App locking can be satisfactory if:
1. you can truly lock out all potentially undesirable content, per your personal wishes or group / corporate policy
2. the app locker can’t be easily bypassed
On #1 above, consider the following points:
- We’ve heard of objectionable content in place photos in Apple Maps
- Google Maps has a built-in browser
- Various other apps have built-in browsers, which can show up unexpectedly (your teenager will find these)
- Many free apps show ads, which may or may not be objectionable
- Weather apps often include uncensored photo and video content; anyone from the general public is free to upload what they please for others to view
- The iOS text messaging app has a sort of built-in “sticker store” that includes objectionable GIF images (animated pictures)
- and more, I just can’t think of everything off-hand
On point #2:
- AppLock or SmartAppLock or similar worked pretty well and protected itself against uninstall on most Android devices running versions older than 5.1. On newer devices, at least in my experience, these free app lockers just sort of fell apart. They’d annoyingly block the entire Settings app. Or they would work when they felt like it, which was probably most of the time but not all the time. Or it would be a walk in the park to uninstall them and get rid of protection.
- Built-in restrictions in iOS do a good job of protecting themselves against removal without the restrictions passcode.
Suppose we filter a device? The picture changes. For example:
- Ads are zapped from apps
- If the user / group wishes, we can zap the photos in Apple Maps while still allowing the mapping application to work
- The “backdoor” browsers, such as the one in Google Maps, are filtered
- It is possible to block user content in many popular weather apps, while still allowing the forecast to load
- It’s possible to block those silly GIFs in the iOS messaging app
All this is possible because the Internet traffic to and from the phone passes through a content filter. Rules on the filter (in our case, a Security Appliance) determine whether that traffic is allowed through or not. And on iOS and compatible Samsung (SAFE5+) devices, this protection is not easily bypassed.
A. Basic app locking can be satisfactory if you lock out all apps that access the internet for anything. This includes mapping and weather.
B. App locking behaves differently on different platforms. Built-in iOS restrictions are not easily bypassed; free Android app lockers may work reasonably well on some phones and be quite easily bypassed on others.
C. Every version of Android is different, every manufacturer’s spin of Android is different, and the whole thing is an ugly mess. Samsung devices are typically by far the best of any in the Android realm for control-ability.
D. The mobile landscape changes at a completely maddening pace. Being subject to the whims of a megacorp like Google, whose “don’t be evil” slogan has been long dead, buried, forgotten, and lustily trampled upon, is frustrating.

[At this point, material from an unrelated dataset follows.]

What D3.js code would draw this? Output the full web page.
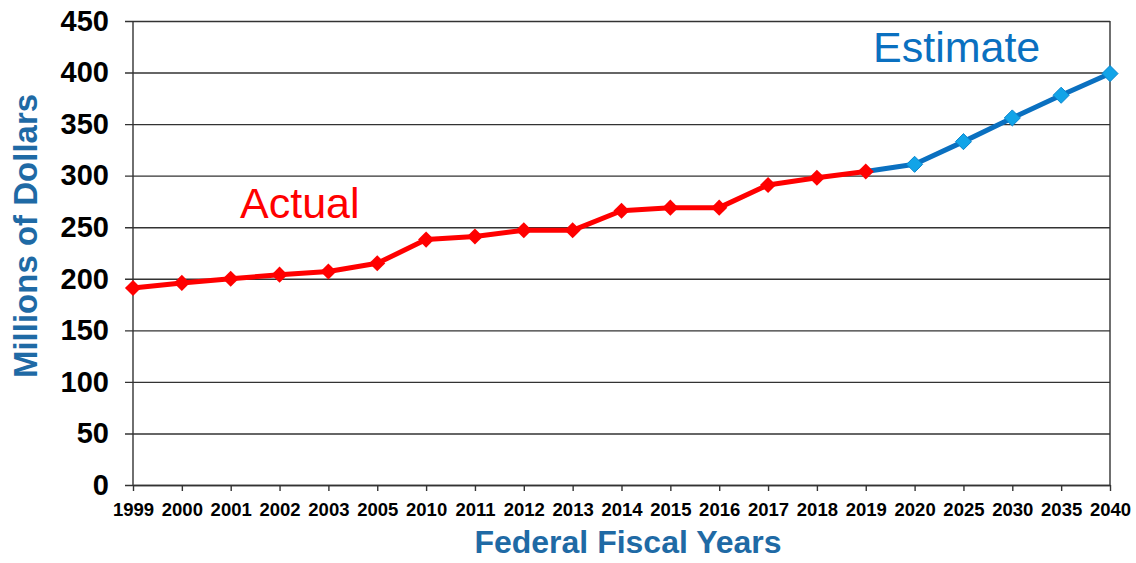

Google changed a setting in Nougat (Android version 7.0) that no longer allows apps other than the browsers to trust third-party SSL certificates. With this move, in the name of “safety,” the Greatest Snoop the world has ever known made it hard for anyone else to intercept traffic. Not that we ever intercepted traffic for data collection purposes, nor will we ever; but this means they have effectively disabled traffic inspection and content filtering for a broad range of apps (unless we want to de-compile and re-compile a bunch of apps), and it’s a decision on their part that has caused us major annoyance — and the need to change the way we handle Android. We are working feverishly on better Android solutions. I can not say right now what these are; when the time is right and we’re confident we have better things to offer, we’ll unveil them.